The oil industry still runs Alberta. The Stelmach government is the oil industry’s government — he and his party are owned by the industry. Oil also owns our Prime Minister and all those Alberta Tory seats propping up his minority government. The stakes are huge: the industry will take $23 billion in profits just out of tarsands in 2008.

And as tarsands production continues to boom, thanks to $100 oil, these profits will increase astronomically over the immediate future.

So it appears the only change Emperor Ed stands for is “not much”. Albertans aren’t happy about that, but for now they’re only engaging in a sort of passive resistance by not voting and disengaging from electoral politics.

But that could change quickly — especially in Alberta, given its political history.

Once upon a time, Albertans were among the most politically active and progressive of all Canadians, often leading the charge for fundamental reform.

When the farmers rebelled in the post-World War I era and into the 1920s, the United Farmers of Alberta (UFA) won provincial power and governed from 1921 to 1935. When the Progressive Party emerged in federal politics in Canada, uniting farmers and workers against the “Special Interests” — the bankers, the railway barons, the industrialists and the hopelessly corrupt old-line parties — voters in Alberta elected Progressives in 11 of 12 seats with 57 per cent of the vote. Alberta’s Progressive MPs were among the most radical in the House of Commons, forming the famous “Ginger Group”.

And the left-leaning Co-operative Commonwealth Federation (CCF) was founded at a meeting in Calgary in 1932. Canada’s first official CCF government was the UFA government in Alberta (after the UFA formally affiliated with the CCF).

Then in the midst of the Great Depression William Aberhart’s Social Credit movement swept the province in a campaign against the “Fifty Big Shots” of finance capitalism and the “Bankers’ Toadies” of the old-line parties. At that time Alberta was seen by the establishment as flirting with communism as Aberhart tried to implement his Social Credit plan against the wishes of the banks backed up loyally by the government in Ottawa.

What happened in Alberta?

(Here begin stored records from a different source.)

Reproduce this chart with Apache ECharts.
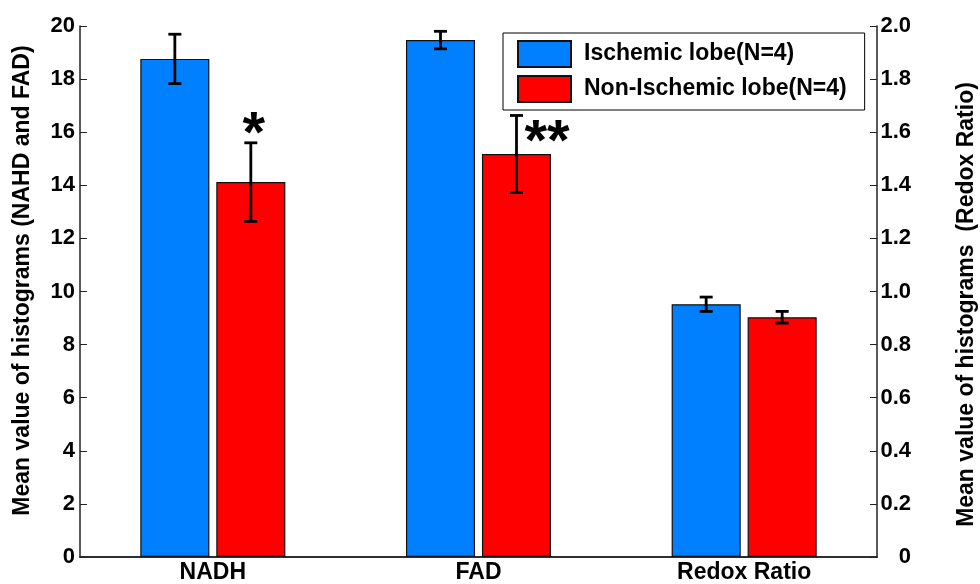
<!DOCTYPE html>
<html>
<head>
<meta charset="utf-8">
<script src="https://cdn.jsdelivr.net/npm/echarts@6/dist/echarts.min.js"></script>
<style>
  html, body { margin: 0; padding: 0; background: #fff; }
  #chart { width: 980px; height: 584px; }
</style>
</head>
<body>
<div id="chart"></div>
<script>
// Categories along the bottom axis
const categories = ['NADH', 'FAD', 'Redox Ratio'];

// NADH / FAD means (left axis) for each group
const ischemicMeans = [18.76, 19.47];
const nonIschemicMeans = [14.12, 15.18];
const ischemicErrors = [0.93, 0.33];
const nonIschemicErrors = [1.48, 1.45];

// Redox ratio means (right axis)
const ischemicRedox = 0.952;
const nonIschemicRedox = 0.903;
const ischemicRedoxError = 0.027;
const nonIschemicRedoxError = 0.022;

// Significance marks over the non-ischemic bars
const significance = ['*', '**'];

// Axis tick settings
const leftTicks = { min: 0, max: 20, interval: 2 };
const rightTicks = { min: 0, max: 2, interval: 0.2 };

const seriesNames = ['Ischemic lobe(N=4)', 'Non-Ischemic lobe(N=4)'];
const BLUE = '#0080ff';
const RED = '#ff0000';
const FONT = '"Liberation Sans", Arial, sans-serif';

// bar layout: two bars per category, 26% of the band each, gap 10% of a bar
const BAR_W = 0.26, BAR_GAP = 0.10;
const BAR_SHIFT = BAR_W * (1 + BAR_GAP) / 2;

// error bar rows: [category, mean, error, side(-1 left bar / +1 right bar)]
const leftErrRows = [];
ischemicMeans.forEach((m, i) => leftErrRows.push([i, m, ischemicErrors[i], -1]));
nonIschemicMeans.forEach((m, i) => leftErrRows.push([i, m, nonIschemicErrors[i], 1]));
const rightErrRows = [
  [2, ischemicRedox, ischemicRedoxError, -1],
  [2, nonIschemicRedox, nonIschemicRedoxError, 1]
];
// significance rows: [category, mean, error, markIndex]
const sigRows = nonIschemicMeans.map((m, i) => [i, m, nonIschemicErrors[i], i]);

function renderErrorBar(params, api) {
  const cat = api.value(0), mean = api.value(1), err = api.value(2), side = api.value(3);
  const band = api.size([1, 0])[0];
  const x = api.coord([cat, mean])[0] + side * band * BAR_SHIFT;
  const yTop = api.coord([cat, mean + err])[1];
  const yBot = api.coord([cat, mean - err])[1];
  const cap = 6.5;
  const st = { stroke: '#000', lineWidth: 2.8 };
  return {
    type: 'group',
    children: [
      { type: 'line', shape: { x1: x, y1: yTop, x2: x, y2: yBot }, style: st },
      { type: 'line', shape: { x1: x - cap, y1: yTop, x2: x + cap, y2: yTop }, style: st },
      { type: 'line', shape: { x1: x - cap, y1: yBot, x2: x + cap, y2: yBot }, style: st }
    ]
  };
}

// '*' sits above the error bar, '**' sits beside its top
function renderSignificance(params, api) {
  const cat = api.value(0), mean = api.value(1), err = api.value(2), k = api.value(3);
  const band = api.size([1, 0])[0];
  const x = api.coord([cat, mean])[0] + band * BAR_SHIFT;
  const yTop = api.coord([cat, mean + err])[1];
  const mark = significance[k];
  const beside = mark.length > 1;
  return {
    type: 'text',
    style: {
      text: mark,
      x: beside ? x + 8 : x + 3,
      y: beside ? yTop + 29 : yTop - 7,
      textAlign: beside ? 'left' : 'center',
      textVerticalAlign: 'middle',
      fill: '#000',
      font: 'bold 58px ' + FONT
    }
  };
}

const axisLineStyle = { color: '#222', width: 1.5 };
const tickLabel = { color: '#000', fontFamily: FONT, fontWeight: 'bold', fontSize: 22 };
const titleStyle = { color: '#000', fontFamily: FONT, fontWeight: 'bold', fontSize: 23 };

const option = {
  animation: false,
  backgroundColor: '#fff',
  grid: { left: 80, right: 103, top: 26, bottom: 27, containLabel: false, outerBoundsMode: 'none' },
  legend: {
    data: seriesNames,
    orient: 'vertical',
    left: 503,
    top: 33,
    padding: [7, 18, 7, 14],
    itemGap: 7,
    itemWidth: 53,
    itemHeight: 26,
    icon: 'rect',
    borderColor: '#000',
    borderWidth: 1,
    backgroundColor: '#fff',
    textStyle: { color: '#000', fontFamily: FONT, fontWeight: 'bold', fontSize: 23, padding: [0, 0, 0, 8] }
  },
  xAxis: [
    {
      type: 'category',
      data: categories,
      position: 'bottom',
      axisLine: { lineStyle: axisLineStyle },
      axisTick: { inside: true, alignWithLabel: true, length: 5, lineStyle: { color: '#222' } },
      axisLabel: Object.assign({}, tickLabel, { margin: 4, fontSize: 23 })
    },
    {
      type: 'category',
      data: categories,
      position: 'top',
      axisLine: { lineStyle: axisLineStyle },
      axisTick: { inside: true, alignWithLabel: true, length: 7, lineStyle: { color: '#222' } },
      axisLabel: { show: false }
    }
  ],
  yAxis: [
    {
      type: 'value',
      position: 'left',
      min: leftTicks.min, max: leftTicks.max, interval: leftTicks.interval,
      name: 'Mean value of histograms (NAHD and FAD)',
      nameLocation: 'middle',
      nameGap: 46,
      nameTextStyle: Object.assign({ padding: [0, 0, 0, 22] }, titleStyle),
      axisLine: { show: true, lineStyle: axisLineStyle },
      axisTick: { show: true, inside: true, length: 7, lineStyle: { color: '#222' } },
      axisLabel: Object.assign({ margin: 5 }, tickLabel),
      splitLine: { show: false }
    },
    {
      type: 'value',
      position: 'right',
      min: rightTicks.min, max: rightTicks.max, interval: rightTicks.interval,
      name: 'Mean value of histograms  (Redox Ratio)',
      nameLocation: 'middle',
      nameGap: 78,
      nameRotate: 90,
      nameTextStyle: Object.assign({ padding: [0, 26, 0, 0] }, titleStyle),
      axisLine: { show: true, lineStyle: axisLineStyle },
      axisTick: { show: true, inside: true, length: 7, lineStyle: { color: '#222' } },
      axisLabel: Object.assign({ margin: 34, align: 'right', formatter: v => (v === 0 ? '0' : v.toFixed(1)) }, tickLabel),
      splitLine: { show: false }
    }
  ],
  series: [
    {
      name: seriesNames[0], type: 'bar', stack: 'ischemic', yAxisIndex: 0,
      barWidth: (BAR_W * 100) + '%', barGap: (BAR_GAP * 100) + '%',
      itemStyle: { color: BLUE, borderColor: '#111', borderWidth: 1.2 },
      data: ischemicMeans.concat(['-'])
    },
    {
      name: seriesNames[1], type: 'bar', stack: 'nonischemic', yAxisIndex: 0,
      barWidth: (BAR_W * 100) + '%', barGap: (BAR_GAP * 100) + '%',
      itemStyle: { color: RED, borderColor: '#111', borderWidth: 1.2 },
      data: nonIschemicMeans.concat(['-'])
    },
    {
      name: seriesNames[0], type: 'bar', stack: 'ischemic', yAxisIndex: 1,
      barWidth: (BAR_W * 100) + '%', barGap: (BAR_GAP * 100) + '%',
      itemStyle: { color: BLUE, borderColor: '#111', borderWidth: 1.2 },
      data: ['-', '-', ischemicRedox]
    },
    {
      name: seriesNames[1], type: 'bar', stack: 'nonischemic', yAxisIndex: 1,
      barWidth: (BAR_W * 100) + '%', barGap: (BAR_GAP * 100) + '%',
      itemStyle: { color: RED, borderColor: '#111', borderWidth: 1.2 },
      data: ['-', '-', nonIschemicRedox]
    },
    {
      type: 'custom', yAxisIndex: 0, z: 10,
      renderItem: renderErrorBar,
      encode: { x: 0, y: 1 },
      data: leftErrRows
    },
    {
      type: 'custom', yAxisIndex: 1, z: 10,
      renderItem: renderErrorBar,
      encode: { x: 0, y: 1 },
      data: rightErrRows
    },
    {
      type: 'custom', yAxisIndex: 0, z: 11,
      renderItem: renderSignificance,
      encode: { x: 0, y: 1 },
      data: sigRows
    }
  ]
};

const chart = echarts.init(document.getElementById('chart'), null, { renderer: 'canvas' });
chart.setOption(option);
</script>
</body>
</html>
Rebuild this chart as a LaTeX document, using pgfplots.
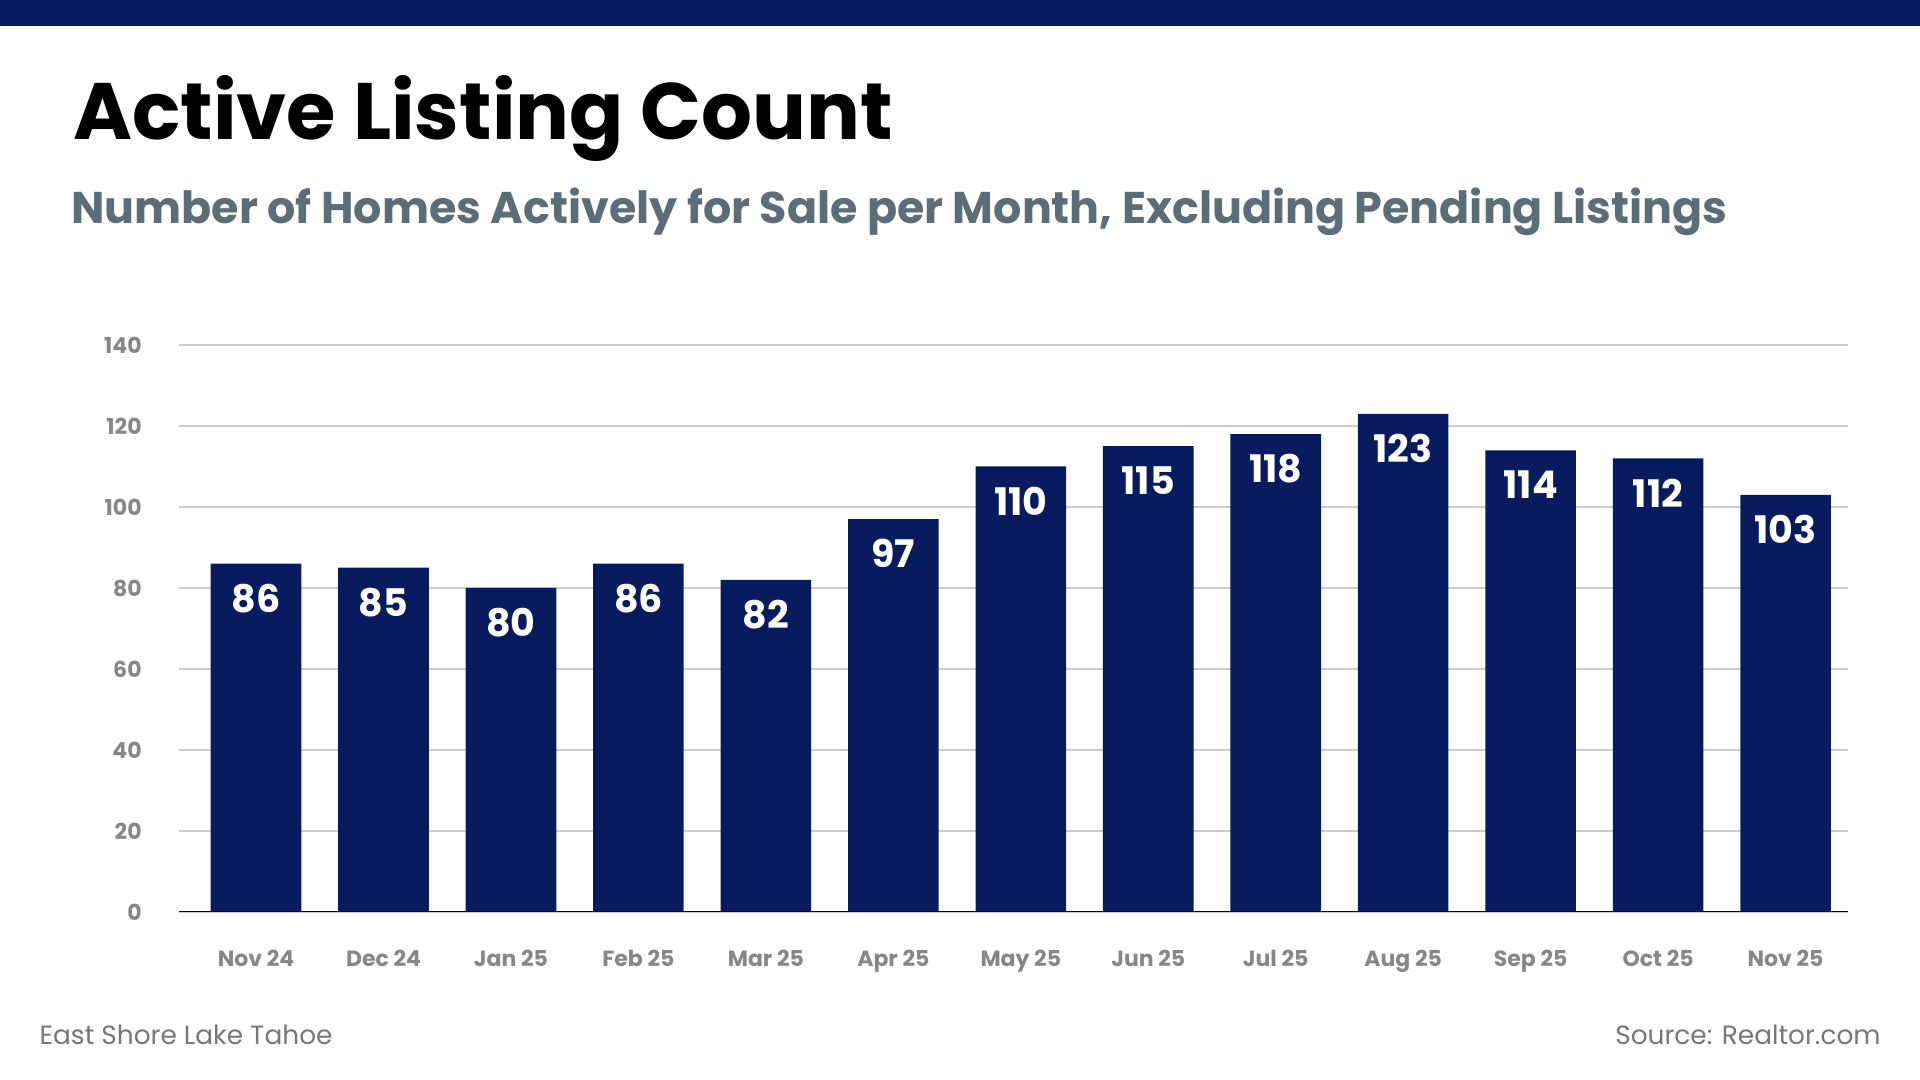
\documentclass[border=0pt]{standalone}
\usepackage{fontspec}
\setmainfont{Poppins}
\usepackage{pgfplots}
\pgfplotsset{compat=1.18}

\definecolor{navy}{HTML}{081B5E}
\definecolor{subgray}{HTML}{5B6E78}
\definecolor{tickgray}{HTML}{878787}
\definecolor{footgray}{HTML}{777777}
\definecolor{gridgray}{HTML}{CCCCCC}

\begin{document}
\begin{tikzpicture}[x=1pt,y=1pt]
\useasboundingbox (0,0) rectangle (960,540);
\fill[navy] (0,527) rectangle (960,540);

\node[anchor=base west, inner sep=0pt, font=\fontsize{40}{46}\selectfont\bfseries]
  at (36.5,470) {Active Listing Count};
\node[anchor=base west, inner sep=0pt, text=subgray, font=\fontsize{22.2}{25}\selectfont\bfseries]
  at (35.5,428) {Number of Homes Actively for Sale per Month, Excluding Pending Listings};

\begin{axis}[
    at={(89.4pt,84pt)}, anchor=south west,
    scale only axis,
    width=834.6pt, height=283.5pt,
    ybar, bar width=45.3pt,
    xmin=-0.606, xmax=12.49,
    ymin=0, ymax=140,
    ytick={0,20,...,140},
    xtick={0,...,12},
    xticklabels={Nov 24,Dec 24,Jan 25,Feb 25,Mar 25,Apr 25,May 25,Jun 25,Jul 25,Aug 25,Sep 25,Oct 25,Nov 25},
    /pgf/number format/assume math mode=true,
    ymajorgrids,
    grid style={gridgray, line width=0.75pt},
    axis line style={draw=none},
    major tick length=0pt,
    tick label style={text=tickgray, font=\fontsize{11}{12}\selectfont\bfseries},
    yticklabel style={anchor=east, inner sep=0pt, xshift=-18.4pt},
    xticklabel style={anchor=base, inner sep=0pt, yshift=-27.5pt},
    nodes near coords,
    every node near coord/.append style={text=white, anchor=center, yshift=-17.3pt,
      font=\fontsize{19}{20}\selectfont\bfseries},
  ]
  \addplot[fill=navy, draw=none] coordinates {
    (0,86) (1,85) (2,80) (3,86) (4,82) (5,97) (6,110)
    (7,115) (8,118) (9,123) (10,114) (11,112) (12,103)
  };
  \draw[black, line width=1pt] (rel axis cs:0,0) -- (rel axis cs:1,0);
\end{axis}

\node[anchor=west, inner sep=0pt, text=footgray, font=\fontsize{13.2}{14}\selectfont]
  at (19.6,22.5) {East Shore Lake Tahoe};
\node[anchor=east, inner sep=0pt, text=footgray, font=\fontsize{13.2}{14}\selectfont]
  at (940.5,22.5) {Source: Realtor.com};
\end{tikzpicture}
\end{document}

How did the most left-wing and politically engaged province in Confederation become the most right-wing and politically disengaged province 70 years later?

There are two answers: Ernest Manning (yes, Preston’s father) and the discovery of oil.

When William Aberhart died in 1943, having won handy re-election in 1940 during his ongoing battle against finance capitalism and Ottawa, his young protégé, Ernest Manning, succeeded him as premier. Immediately Manning turned the party and the government sharply to the right. He made peace with the banks, bondholders (Aberhart had refused to pay anything but interest on the provincial debt until it was reduced to his liking) and oil companies — who had become aware of Alberta’s potential and made it clear they wanted a more “reasonable” government before making large investments.

In 1944 Ernest Manning won the election in a vicious, anti-communist, red-baiting campaign against the CCF, extolling capitalism and free enterprise and sending his party’s radical past to join Aberhart in his grave. From 1944 on Alberta became the bastion of the right in Canadian politics thanks to Manning’s successful political betrayal of the principles of his mentor. The Leduc oil strike of 1947, which led to a massive infusion of investment by oil companies, turned Alberta, with the eager co-operation of the Manning government, into a fiefdom of the American oil industry to rival what Saudi Arabia was to become.

But the radical history is what haunts the oil companies and their right-wing supporters in Alberta. If the farmers can turn Alberta on an ideological dime in 1921, and Aberhart can again do it in 1935, and Manning can do it again in 1944, then it could happen again. A new movement, a new party, an old reconstructed party, a charismatic leader, an angry electorate, could again turn Alberta leftward on a dime in the future.

Very worrisome, very worrisome indeed. Capitalism has always found democracy to be a nuisance.